Eye For Film >> Movies >> Overwhelm The Sky (2018) Film Review
Overwhelm The Sky
Reviewed by: Jennie Kermode
The late 18th Century was a period of cultural turmoil the like of which we haven't seen since until, perhaps, the present day - not so much a period defined by war as one defined by all the questions that come afterwards as national and international structures were reshaped and an absence of familiar rules led to psychological uncertainty. As Europe explored the changing relationship between individuals, tradition, duty and existential uncertainty through the Gothic, North America was just beginning to find its own literary voice, to get beyond simple adventures and romances into material that probed its own trouble psyche. Out of that troubled place came Charles Brockden Brown's Edgar Huntly, Or Memoirs Of A Sleepwalker, a book which is notable as one of the first to acknowledged the psychic horror of what European settlers had done to the native population. It's a book full of guilt and a lingering fear that's difficult to locate in anything specific, themes that have echoed through US art ever since.
Revisiting Brown's work in another turbulent age, Daniel Kremer repositions the Huntly story in present day San Francisco. Drifting around the city before the narrative takes hold, we are immersed in its peculiar landscape as readers once were in Brown's landscape of crags and crevasses. Although many of the buildings are only one or two stories tall, Kremer uses the established techniques of film noir to make them appear to loom towards us, as if the setting itself were malignant. His Edgar, played by co-writer Alexander Hero, is a talk radio presenter from the East Coast, travelled into this different cultural space to marry a woman who ends up slipping in and out of the story as if she can be summoned only by an effort of his will. He's distracted, as is she, by the death of her brother, his best friend, recently found stabbed in nearby parkland. Confronted by the terrifying possibility that such violence might happen randomly, Edgar becomes obsessed, searching for meaning, at first trying to solve the mystery like some TV detective, then gradually coming to approach it in more esoteric ways that betray his loss of faith in reason and his shifting perspective on what's real.
It's a big subject to take on and Kremer has made the mistake that many artists do in such circumstances by trying to cram in too many layers of possibility and interpretation. The film feels top-heavy and overlong, but that's not to say that there isn't a lot of powerful work in there. Aaron Hollander (also a co-writer) contributes some of the finest film noir cinematography to have graced the screen for years, giving the film a distinctive, gritty texture which makes everything feel a little bit too real, too close for comfort. It lends itself perfectly to the mysterious bruises that start to appear on Edgar's own skin, to the China doll loveliness of his fiancée or the rougher, aged in glamour of Tiziana Perinotti's fleeting femme fatale, who performs a glorious dance routine halfway through the film. It finds the perfect complement in Costas Dafnis' intense, unforgiving score, which occasionally becomes repetitive during lower key scenes but is rightly bold when communicating Edgar's flashes of awareness that nothing is quite as it ought to be, that this is not the world as he understood it.

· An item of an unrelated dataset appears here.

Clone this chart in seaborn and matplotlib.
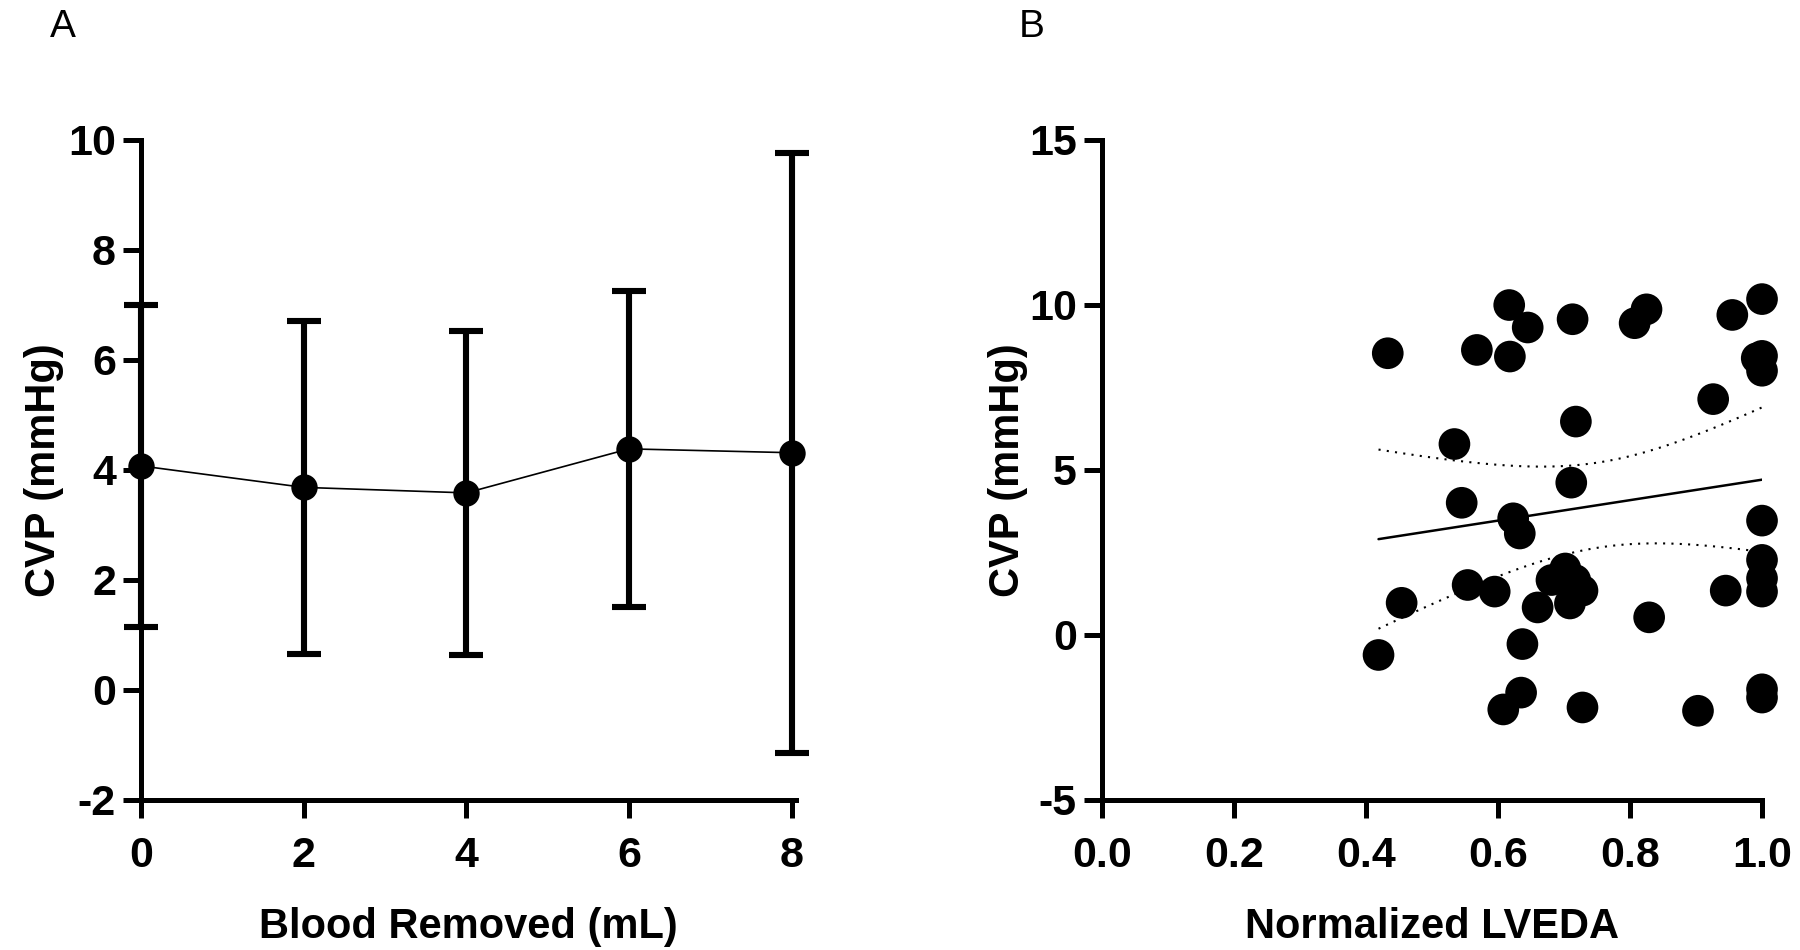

Edgar's obsession with a drifter (the servant of Brown's novel) is intelligently drawn, neatly reversing familiar roles with the drifter being calm and focused and not at all impressed by our hero's increasingly strange interest in him. Like everyone who's been on the streets for any length of time, he knows that money or food are not worth risking his personal safety; he will have seen madness before and the way he keeps Edgar at a distance is a clear warning. But could he be responsible for the friend's death? Could it be that he did it without even knowing? He sleepwalks. Through this and related devices, the film repeatedly contests the notion of the coherent self.
Edgar's relationship to Native people differs, of course, from the original, and perhaps the cleverest aspect of this adaptation lies in how the writers have managed this change so that viewer's can still pinpoint his underlying racial anxieties and the sense of two immiscible cultures swirling around one another. What has shifted is, more than anything, the place where the viewer's sympathies are expected to lie. Women are not compliant here; homeless characters are not eager to be helped and housed. White male guilt is complicated by white male insecurity. No matter where he goes, Edgar can't find a place that will allow him to impose his reason; even his own body seems to betray him, taking him back to the start: a man runs out from scrubland onto a road, waving his arms. We have seen him in other films. He seems about to warn us of some terrible, alien threat, but he's obviously confused. Has he been sleeping?
Overwhelm The Sky is wildly ambitious and brave and imperfect. Films like this don't come along too often, so you might want to give it a try.